Indeed over and over again we see
various different sides of how our Ancient Ancestors viewed what it meant to be
womanly. From beauty, strength, art, sexuality, wisdom, learning, magic,
domesticity and so on and so forth the role of women in the ancient world
showed a woman of many more dimensions than popular belief would care for us to
know about.
In ancient times it was just as
acceptable for our goddesses to be wives and mothers just as it were acceptable
for them to be warriors and works of art. Brighid a Goddess to the Celts was a
goddess of the hearth and home, just as the Japanese Goddess Omoikane or Shinto
is the deity for wisdom and intelligence.
Modern woman are surrounded with
several different types of female iconography which they revere, and often
times seek to mimic or include into their own life. We see various images of
popular femininity tropes in modern media today. Movies starring the girl next
door going off to college or trying to save her bookshop, the female action
hero trying desperately to save the day or the people she loves from danger, to
the ditzy blond beauty queen getting into wild I love Lucy-esq style hijinks,
we are bombarded with various different archetypes of femininity each and every
day.
What you will see is that those
tropes from Disney’s princesses, the adventurous powerhouses of Xena warrior
princess, Buffy the vampire slayer and anything by Angelina Jolie, our
surrogate mothers of Claire Huxtable, Aunt Bea, and June Cleaver, to the old
black and white days of Hollywood femme fatales like Clara Bow, Rita Heyworth,
Marilyn Monroe and so many others are really not much different from our
Goddesses of the past.
Yet we women buy into these various
tropes readily and gladly. We follow trends, take part in social media, belong
to a greater global community than our Grandparents or parents can truly
comprehend, and are barraged with images and ideas of what femininity is
according to the popular zeitgeist of our times.
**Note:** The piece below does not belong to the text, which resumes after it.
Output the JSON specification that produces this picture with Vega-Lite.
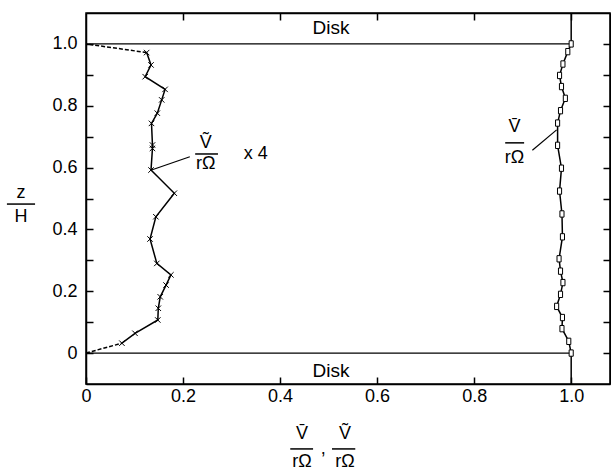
{
  "$schema": "https://vega.github.io/schema/vega-lite/v6.json",
  "width": 524,
  "height": 371,
  "autosize": {"type": "none"},
  "padding": {"left": 86, "top": 13, "right": 1, "bottom": 86},
  "background": "white",
  "config": {
    "font": "Liberation Sans",
    "view": {"stroke": "black", "strokeWidth": 1.5},
    "axis": {
      "domainColor": "black", "domainWidth": 1.5,
      "tickColor": "black", "tickWidth": 1.5,
      "labelColor": "black", "labelFont": "Liberation Sans", "labelFontSize": 18,
      "labelOverlap": false, "labelFlush": false, "grid": false, "title": null
    }
  },
  "resolve": {"axis": {"x": "independent", "y": "independent"}},
  "datasets": {
    "disk": [{"x": 0, "x2": 1, "z": 0}, {"x": 0, "x2": 1, "z": 1}],
    "wall": [{"x": 1, "z": 1, "z2": 1.1}, {"x": 1, "z": -0.1, "z2": 0}],
    "vtilde": [
      {"x": 0.125, "z": 0.972}, {"x": 0.134, "z": 0.932}, {"x": 0.122, "z": 0.894},
      {"x": 0.163, "z": 0.853}, {"x": 0.156, "z": 0.819}, {"x": 0.147, "z": 0.776},
      {"x": 0.135, "z": 0.743}, {"x": 0.137, "z": 0.673}, {"x": 0.137, "z": 0.662},
      {"x": 0.134, "z": 0.592}, {"x": 0.182, "z": 0.517}, {"x": 0.144, "z": 0.441},
      {"x": 0.132, "z": 0.369}, {"x": 0.146, "z": 0.29}, {"x": 0.175, "z": 0.253},
      {"x": 0.165, "z": 0.22}, {"x": 0.153, "z": 0.182}, {"x": 0.149, "z": 0.145},
      {"x": 0.148, "z": 0.107}, {"x": 0.101, "z": 0.064}, {"x": 0.074, "z": 0.032}
    ],
    "vtildeEnds": [
      {"seg": "top", "x": 0, "z": 1}, {"seg": "top", "x": 0.125, "z": 0.972},
      {"seg": "bottom", "x": 0.074, "z": 0.032}, {"seg": "bottom", "x": 0, "z": 0}
    ],
    "vbar": [
      {"x": 1.0, "z": 1.0}, {"x": 0.993, "z": 0.975}, {"x": 0.983, "z": 0.935},
      {"x": 0.976, "z": 0.898}, {"x": 0.98, "z": 0.862}, {"x": 0.988, "z": 0.824},
      {"x": 0.978, "z": 0.784}, {"x": 0.972, "z": 0.744}, {"x": 0.972, "z": 0.672},
      {"x": 0.98, "z": 0.598}, {"x": 0.976, "z": 0.524}, {"x": 0.981, "z": 0.45},
      {"x": 0.982, "z": 0.376}, {"x": 0.975, "z": 0.305}, {"x": 0.978, "z": 0.265},
      {"x": 0.983, "z": 0.228}, {"x": 0.978, "z": 0.19}, {"x": 0.97, "z": 0.151},
      {"x": 0.982, "z": 0.115}, {"x": 0.981, "z": 0.079}, {"x": 0.995, "z": 0.038},
      {"x": 1.0, "z": 0.0}
    ],
    "leaders": [
      {"x": 0.135, "z": 0.592, "x2": 0.214, "z2": 0.635},
      {"x": 0.92, "z": 0.656, "x2": 0.97, "z2": 0.722}
    ],
    "bars": [
      {"x": 0.225, "x2": 0.272, "z": 0.644},
      {"x": 0.864, "x2": 0.903, "z": 0.68},
      {"x": 0.421, "x2": 0.468, "z": -0.31},
      {"x": 0.507, "x2": 0.555, "z": -0.31},
      {"x": -0.163, "x2": -0.105, "z": 0.482}
    ],
    "disklabels": [{"x": 0.505, "z": 1.05, "t": "Disk"}, {"x": 0.505, "z": -0.058, "t": "Disk"}],
    "fractions": [
      {"x": 0.247, "z": 0.678, "t": "Ṽ"}, {"x": 0.247, "z": 0.61, "t": "rΩ"},
      {"x": 0.883, "z": 0.73, "t": "V̄"}, {"x": 0.883, "z": 0.63, "t": "rΩ"},
      {"x": 0.445, "z": -0.262, "t": "V̄"}, {"x": 0.445, "z": -0.352, "t": "rΩ"},
      {"x": 0.534, "z": -0.262, "t": "Ṽ"}, {"x": 0.534, "z": -0.352, "t": "rΩ"},
      {"x": -0.134, "z": 0.517, "t": "z"}, {"x": -0.134, "z": 0.441, "t": "H"}
    ],
    "notes": [{"x": 0.325, "z": 0.644, "t": "x  4"}],
    "comma": [{"x": 0.489, "z": -0.325, "t": ","}]
  },
  "encoding": {
    "x": {"field": "x", "type": "quantitative", "scale": {"domain": [0, 1.08], "nice": false, "zero": false}, "axis": null},
    "y": {"field": "z", "type": "quantitative", "scale": {"domain": [-0.1, 1.1], "nice": false, "zero": false}, "axis": null}
  },
  "layer": [
    {
      "data": {"name": "disk"},
      "mark": {"type": "rule", "color": "black", "strokeWidth": 1.2},
      "encoding": {
        "x": {
          "field": "x", "type": "quantitative",
          "scale": {"domain": [0, 1.08], "nice": false, "zero": false},
          "axis": {
            "orient": "bottom", "values": [0, 0.2, 0.4, 0.6, 0.8, 1],
            "labelExpr": "datum.value == 0 ? '0' : format(datum.value, '.1f')",
            "tickSize": -7, "labelPadding": 10
          }
        },
        "x2": {"field": "x2"},
        "y": {
          "field": "z", "type": "quantitative",
          "scale": {"domain": [-0.1, 1.1], "nice": false, "zero": false},
          "axis": {
            "orient": "left", "values": [0, 0.1, 0.2, 0.3, 0.4, 0.5, 0.6, 0.7, 0.8, 0.9, 1],
            "labelExpr": "round(datum.value * 10) % 2 == 0 ? (datum.value == 0 ? '0' : format(datum.value, '.1f')) : ''",
            "tickSize": -7, "labelPadding": 16
          }
        }
      }
    },
    {
      "data": {"name": "wall"},
      "mark": {"type": "rule", "color": "black", "strokeWidth": 1.5},
      "encoding": {
        "x": {
          "field": "x", "type": "quantitative",
          "scale": {"domain": [0, 1.08], "nice": false, "zero": false},
          "axis": {"orient": "top", "values": [0.2, 0.4, 0.6, 0.8, 1], "labels": false, "tickSize": -7}
        },
        "y": {
          "field": "z", "type": "quantitative",
          "scale": {"domain": [-0.1, 1.1], "nice": false, "zero": false},
          "axis": {"orient": "right", "values": [0, 0.1, 0.2, 0.3, 0.4, 0.5, 0.6, 0.7, 0.8, 0.9, 1], "labels": false, "tickSize": -7}
        },
        "y2": {"field": "z2"}
      }
    },
    {
      "data": {"name": "vtilde"},
      "mark": {"type": "line", "color": "black", "strokeWidth": 1.5},
      "encoding": {"order": {"field": "z", "type": "quantitative"}}
    },
    {
      "data": {"name": "vtildeEnds"},
      "mark": {"type": "line", "color": "black", "strokeWidth": 1.5, "strokeDash": [4, 2]},
      "encoding": {"detail": {"field": "seg"}, "order": {"field": "z", "type": "quantitative"}}
    },
    {
      "data": {"name": "vtilde"},
      "mark": {"type": "point", "shape": "M-1,-1L1,1M-1,1L1,-1", "filled": false, "stroke": "black", "strokeWidth": 1, "size": 30, "opacity": 1}
    },
    {
      "data": {"name": "vbar"},
      "mark": {"type": "line", "color": "black", "strokeWidth": 1.5},
      "encoding": {"order": {"field": "z", "type": "quantitative"}}
    },
    {
      "data": {"name": "vbar"},
      "mark": {"type": "point", "shape": "M-0.65,-1H0.65V1H-0.65Z", "filled": true, "fill": "white", "stroke": "black", "strokeWidth": 1, "size": 40, "opacity": 1}
    },
    {
      "data": {"name": "leaders"},
      "mark": {"type": "rule", "color": "black", "strokeWidth": 1.2},
      "encoding": {"x2": {"field": "x2"}, "y2": {"field": "z2"}}
    },
    {
      "data": {"name": "bars"},
      "mark": {"type": "rule", "color": "black", "strokeWidth": 1.5},
      "encoding": {"x2": {"field": "x2"}}
    },
    {
      "data": {"name": "disklabels"},
      "mark": {"type": "text", "font": "Liberation Sans", "fontSize": 19, "align": "center", "baseline": "middle", "color": "black"},
      "encoding": {"text": {"field": "t"}}
    },
    {
      "data": {"name": "fractions"},
      "mark": {"type": "text", "font": "Liberation Sans", "fontSize": 18, "align": "center", "baseline": "middle", "color": "black"},
      "encoding": {"text": {"field": "t"}}
    },
    {
      "data": {"name": "notes"},
      "mark": {"type": "text", "font": "Liberation Sans", "fontSize": 18, "align": "left", "baseline": "middle", "color": "black"},
      "encoding": {"text": {"field": "t"}}
    },
    {
      "data": {"name": "comma"},
      "mark": {"type": "text", "font": "Liberation Sans", "fontSize": 18, "align": "center", "baseline": "alphabetic", "color": "black"},
      "encoding": {"text": {"field": "t"}}
    }
  ]
}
The average American teenager
spends 10 hours and 45 minutes of media consumption a day when you take into
account TV, movies, magazines, or simply surfing the web. Yet the content they
are viewing is made up primarily by men, as women hold only 3% of upper
management positions in the mainstream media organizations like
telecommunications, entertainment, publishing and advertising. However women
from the ages of 18 to 37 generate seven billion dollars’ worth of consumer
spending a year, almost twice as much as their male counterparts.
According the US women’s Bureau,
women account for fifty seven point seven percent of the active work force, and
yet they only earn seventy seven cents on every dollar their male counterparts
make. So little does our country value our women that America is the only first
world nation not provide mandatory family leave after a child is born, and
women only hold eighteen percent of the seats in congress which is lower even
than Rwanda at fifty one percent of political seats claimed by women.
In closing, all femininity is equal.
From movies, TV, fashion,
advertising, music, video games, toys and merchandise even our phones and all
the aps to go along with them are subtly influencing us, our self-image, our
lifestyle choices, purchasing habits, as well as our understanding of our place
as women in the world in which we live, molding us into our own choice of
tropes of femininity.
However because women are not in
charge of the female images our young girls are seeing (since the deregulation
of the FCC under the reign of President Reagan in the 1980’s) that by the time
a girl reaches thirteen years old three percent of girls are unhappy with their
bodies and that number increases to seventy eight percent by the age of
seventeen.
So important has this unrealistic
idea of physical beauty perpetrated by Photoshop and a global media run by men
become that among girls eighteen and younger, liposuctions quadrupled between
1997 and 2007 and breast implants and augmentation increased nearly six-fold in
the same 10-year period. A large enough increase that such a surge actually
changed the national average of female breast size to three cups higher that it
had been in the 1980’s.
We must protect our children, boys
and girls alike from these unrealistic portrayals of what being a woman means,
just as we should protect their rights to freedom of expression. The pursuit of
health and beauty is fine, but depiction of unhealthy beauty standards not
attainable through any means than Photoshop is a practice which is harmful to
the health and safety of all people, men and women alike.
It is important to let our young
people know that it is ok to love their princesses like Princess Peach, Zelda,
Rapunzel, Snow White, Baby from Dirty Dancing, and Mia from the princess
diaries with all their beauty, romance, and from Rags to Riches fairy tales,
just as it is that we encourage a love for the stories of Wonder Woman, Lara
Croft, and Brienne the Beauty.
However most importantly we must
also pay homage to the very real heroines of history, like the brave Queen
Boudicca, who drove back the full force of the Roman army to the sea, our first
female secretary of state Madeleine Albright, Ada Lovelace, the mother of the
invention of the computer, the daring Amelia Earhart and her quest to fly
across the globe, the brilliant and radioactive Marie Curie, the brave and
tragic Anne Frank, to the inspiring Malala Yousafzai and her continued fight
for equal education for girls in Muslim nations and so many more amazing women
throughout history.
We love and respect our mothers,
grandmothers, Aunts, Sisters and Girlfriends, we are awed and humbled by their
efforts, sacrifices and love and see them all as our Role models as we grow up.
Understanding that which we see in our domestic lives is just as vital and
important as any princess or spear wielding heroines could be.
So let’s stop the female on female
violence, stop the slander and name calling, the put downs and backstabbing,
the belittling remarks and the slut shaming. Let us stop blaming the state of
feminism today on fictional characters meant for fun and fantasy like Princess
Peach and Jasmine, stop treating celebrities like Paris Hilton and Kim
Kardashian like they are the devil themselves instead of our modern examples of
Venus and Aphrodite, and let’s stop demeaning the importance of our warriors
and mothers, treating their efforts like they mean nothing when in reality they
mean everything in the scheme of things. And let’s start praising all women no
matter their choice of archetype worship from the beauty to the brain and begin
helping each other to finally break through that glass ceiling.
All women are created equal and
there is a Goddess out there for all of us.